* _THE RECORDS_
******************************
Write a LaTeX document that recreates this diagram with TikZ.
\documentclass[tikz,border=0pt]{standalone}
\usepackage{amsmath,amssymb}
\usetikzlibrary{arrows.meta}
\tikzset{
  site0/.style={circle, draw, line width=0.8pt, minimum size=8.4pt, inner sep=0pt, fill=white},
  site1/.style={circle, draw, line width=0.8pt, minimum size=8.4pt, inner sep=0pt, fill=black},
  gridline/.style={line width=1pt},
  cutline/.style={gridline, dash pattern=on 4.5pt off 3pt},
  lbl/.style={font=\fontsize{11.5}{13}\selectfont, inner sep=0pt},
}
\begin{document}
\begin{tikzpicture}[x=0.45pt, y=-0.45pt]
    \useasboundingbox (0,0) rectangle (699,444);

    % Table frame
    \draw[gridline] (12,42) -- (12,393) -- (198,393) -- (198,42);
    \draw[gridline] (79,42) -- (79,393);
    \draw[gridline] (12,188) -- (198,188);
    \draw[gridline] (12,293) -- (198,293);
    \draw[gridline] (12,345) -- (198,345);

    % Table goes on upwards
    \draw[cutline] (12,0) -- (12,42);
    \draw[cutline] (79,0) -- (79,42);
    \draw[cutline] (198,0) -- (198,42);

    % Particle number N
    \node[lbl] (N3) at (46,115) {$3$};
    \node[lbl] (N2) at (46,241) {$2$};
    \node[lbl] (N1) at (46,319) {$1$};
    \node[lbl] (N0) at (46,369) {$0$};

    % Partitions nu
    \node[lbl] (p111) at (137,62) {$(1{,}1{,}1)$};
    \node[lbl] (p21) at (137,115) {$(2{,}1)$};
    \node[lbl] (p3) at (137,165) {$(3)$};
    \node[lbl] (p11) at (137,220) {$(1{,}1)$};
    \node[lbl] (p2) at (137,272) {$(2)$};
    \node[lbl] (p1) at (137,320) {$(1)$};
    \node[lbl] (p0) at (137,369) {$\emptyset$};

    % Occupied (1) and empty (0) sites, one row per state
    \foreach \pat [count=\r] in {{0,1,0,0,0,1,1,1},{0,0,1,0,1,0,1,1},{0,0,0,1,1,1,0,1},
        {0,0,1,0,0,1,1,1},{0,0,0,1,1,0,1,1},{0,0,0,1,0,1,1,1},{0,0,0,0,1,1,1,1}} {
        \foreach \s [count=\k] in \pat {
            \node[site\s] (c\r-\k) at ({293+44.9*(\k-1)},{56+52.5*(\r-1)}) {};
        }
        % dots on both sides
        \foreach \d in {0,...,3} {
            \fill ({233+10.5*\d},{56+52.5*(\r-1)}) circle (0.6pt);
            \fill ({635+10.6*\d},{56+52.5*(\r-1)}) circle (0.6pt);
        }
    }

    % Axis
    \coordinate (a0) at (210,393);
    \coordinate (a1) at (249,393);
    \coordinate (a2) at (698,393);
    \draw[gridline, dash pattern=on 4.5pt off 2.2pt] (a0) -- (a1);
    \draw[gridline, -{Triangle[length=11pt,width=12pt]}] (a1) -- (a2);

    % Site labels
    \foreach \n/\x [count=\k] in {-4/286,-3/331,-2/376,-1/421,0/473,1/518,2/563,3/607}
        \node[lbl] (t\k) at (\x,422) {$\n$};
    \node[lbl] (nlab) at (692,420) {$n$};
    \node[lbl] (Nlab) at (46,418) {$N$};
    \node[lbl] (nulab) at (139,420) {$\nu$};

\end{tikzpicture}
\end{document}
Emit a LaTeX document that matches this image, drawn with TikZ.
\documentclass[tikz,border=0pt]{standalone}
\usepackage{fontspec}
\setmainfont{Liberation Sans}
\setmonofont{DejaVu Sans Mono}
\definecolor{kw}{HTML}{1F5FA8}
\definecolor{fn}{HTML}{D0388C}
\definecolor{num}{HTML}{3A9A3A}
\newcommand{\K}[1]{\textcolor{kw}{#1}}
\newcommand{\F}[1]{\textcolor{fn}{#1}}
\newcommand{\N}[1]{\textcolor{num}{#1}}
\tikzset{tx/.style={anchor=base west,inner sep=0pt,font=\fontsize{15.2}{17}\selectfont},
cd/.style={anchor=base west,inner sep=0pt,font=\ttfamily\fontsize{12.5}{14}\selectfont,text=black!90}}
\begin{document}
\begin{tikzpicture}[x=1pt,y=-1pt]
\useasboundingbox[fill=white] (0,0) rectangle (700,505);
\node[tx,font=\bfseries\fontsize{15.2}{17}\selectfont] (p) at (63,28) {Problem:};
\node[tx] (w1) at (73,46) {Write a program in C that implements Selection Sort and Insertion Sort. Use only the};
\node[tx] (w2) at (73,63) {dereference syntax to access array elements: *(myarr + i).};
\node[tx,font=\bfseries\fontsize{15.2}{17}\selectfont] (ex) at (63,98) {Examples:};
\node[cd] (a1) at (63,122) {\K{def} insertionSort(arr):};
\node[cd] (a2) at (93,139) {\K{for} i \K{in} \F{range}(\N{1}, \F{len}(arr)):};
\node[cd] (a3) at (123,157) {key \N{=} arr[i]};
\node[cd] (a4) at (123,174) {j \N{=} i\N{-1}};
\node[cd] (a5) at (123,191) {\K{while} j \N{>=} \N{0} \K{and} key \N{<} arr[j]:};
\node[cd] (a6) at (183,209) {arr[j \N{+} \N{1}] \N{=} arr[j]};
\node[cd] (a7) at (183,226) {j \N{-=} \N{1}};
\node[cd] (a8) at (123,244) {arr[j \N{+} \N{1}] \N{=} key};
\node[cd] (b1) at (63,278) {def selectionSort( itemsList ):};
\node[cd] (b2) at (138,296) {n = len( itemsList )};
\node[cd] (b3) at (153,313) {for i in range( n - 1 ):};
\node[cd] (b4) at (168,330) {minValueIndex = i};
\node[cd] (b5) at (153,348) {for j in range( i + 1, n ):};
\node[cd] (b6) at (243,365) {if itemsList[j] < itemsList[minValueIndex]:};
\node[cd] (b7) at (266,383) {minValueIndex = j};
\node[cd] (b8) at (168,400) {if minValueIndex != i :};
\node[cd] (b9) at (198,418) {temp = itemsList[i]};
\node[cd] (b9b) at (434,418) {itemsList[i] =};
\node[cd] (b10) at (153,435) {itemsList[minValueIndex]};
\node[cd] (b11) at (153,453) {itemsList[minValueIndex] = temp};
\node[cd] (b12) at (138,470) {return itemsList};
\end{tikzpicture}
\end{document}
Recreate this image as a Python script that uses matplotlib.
******************************
* _WHAT IS NEEDED_
Up to and including the line with "(12,345) -- (198,345);", repeat the entries exactly, beginning at their first line.

* _OUTPUT FOR THIS TASK_
Write a LaTeX document that recreates this diagram with TikZ.
\documentclass[tikz,border=0pt]{standalone}
\usepackage{amsmath,amssymb}
\usetikzlibrary{arrows.meta}
\tikzset{
  site0/.style={circle, draw, line width=0.8pt, minimum size=8.4pt, inner sep=0pt, fill=white},
  site1/.style={circle, draw, line width=0.8pt, minimum size=8.4pt, inner sep=0pt, fill=black},
  gridline/.style={line width=1pt},
  cutline/.style={gridline, dash pattern=on 4.5pt off 3pt},
  lbl/.style={font=\fontsize{11.5}{13}\selectfont, inner sep=0pt},
}
\begin{document}
\begin{tikzpicture}[x=0.45pt, y=-0.45pt]
    \useasboundingbox (0,0) rectangle (699,444);

    % Table frame
    \draw[gridline] (12,42) -- (12,393) -- (198,393) -- (198,42);
    \draw[gridline] (79,42) -- (79,393);
    \draw[gridline] (12,188) -- (198,188);
    \draw[gridline] (12,293) -- (198,293);
    \draw[gridline] (12,345) -- (198,345);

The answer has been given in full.